Fourteen years after Jonathan Aitken quit the Cabinet he has regained the title of Hon. The former minister has been given a new role in public life after a lengthy rehabilitation following his stint in prison for perjury. He has been named the Hon Secretary for Barkston Square Gardens in Earls Court, where he lives. Although perhaps less prestigious than Chief Secretary to the Treasury, it is an important job. I'm told that top of his agenda is securing a children's play area in one corner of the garden.

Twitter ye not: Alastair Campbell has been making flirty online comments – with men. Like many people who you might have thought had better things to do with their time, Tony Blair's former motor-mouth is a regular user of Twitter. He must also, like many vain people, have a search for his own name programmed on to his computer. For when a blogger unknown to Campbell updated his status and mentioned his name, Campbell promptly got in touch. Someone called Mike T-D updated his status to say "Giles Coren is my new Guilty Crush. (Well, one has to move on from Alastair Campbell at some stage.)" Despite not "following" Mike, Campbell soon wrote back, saying "Why move on I say?" Fancy that!

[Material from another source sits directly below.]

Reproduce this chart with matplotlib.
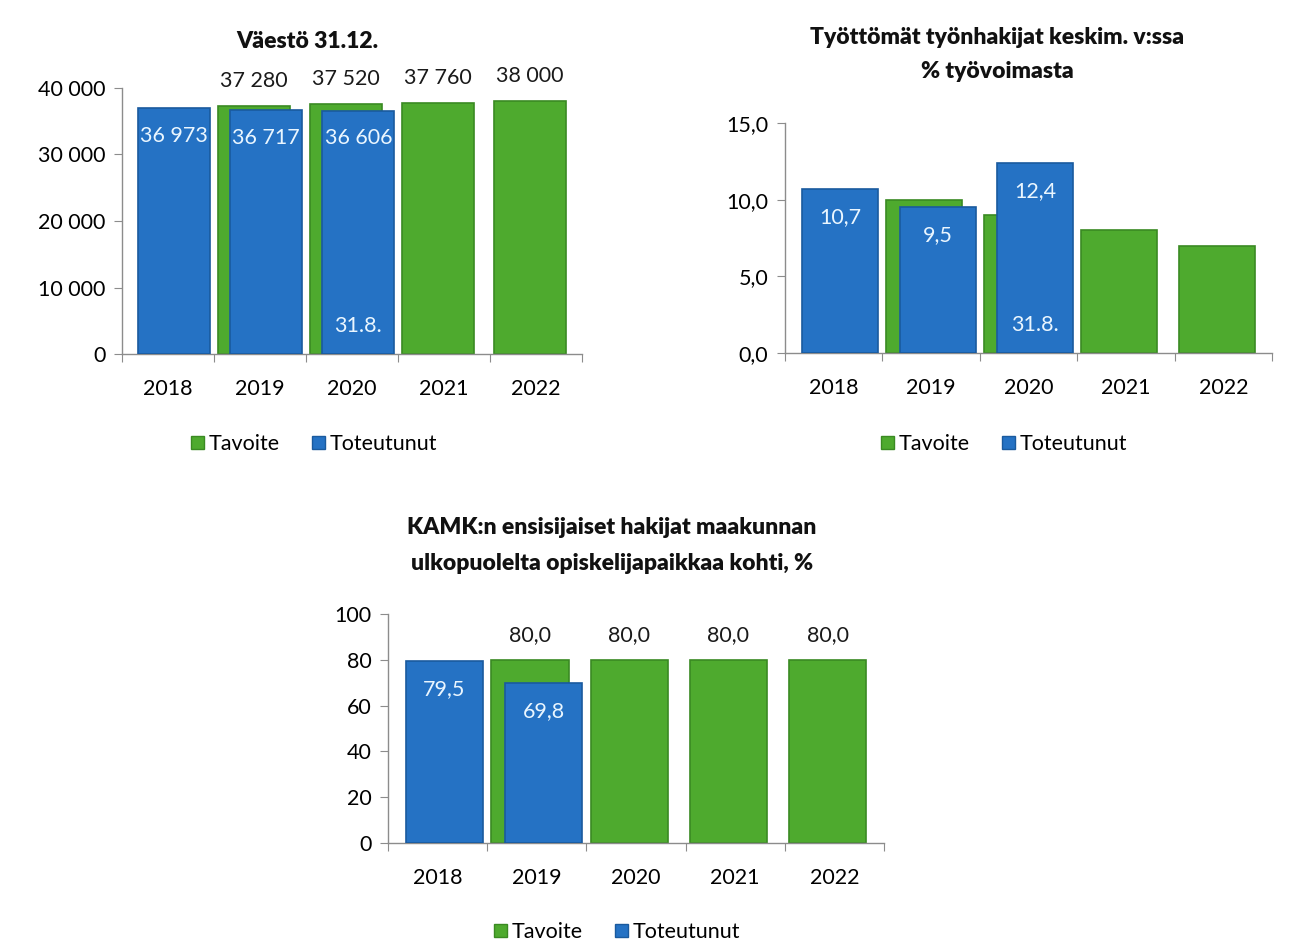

Luvvies in the West End are so sick of rats scuttling around their theatres that they are calling for managers to buy in cats. The old-fashioned solution is being backed by the actors' union Equity, who want to improve working conditions in London's theatreland. Famous past pussies include Beerbohm, named after Herbert Beerbohm, who lived at the Gielgud and had an obituary in The Stage. But Richard Pulford of the Society of London Theatres is sniffy about the proposal: "My understanding is that rats normally see off cats."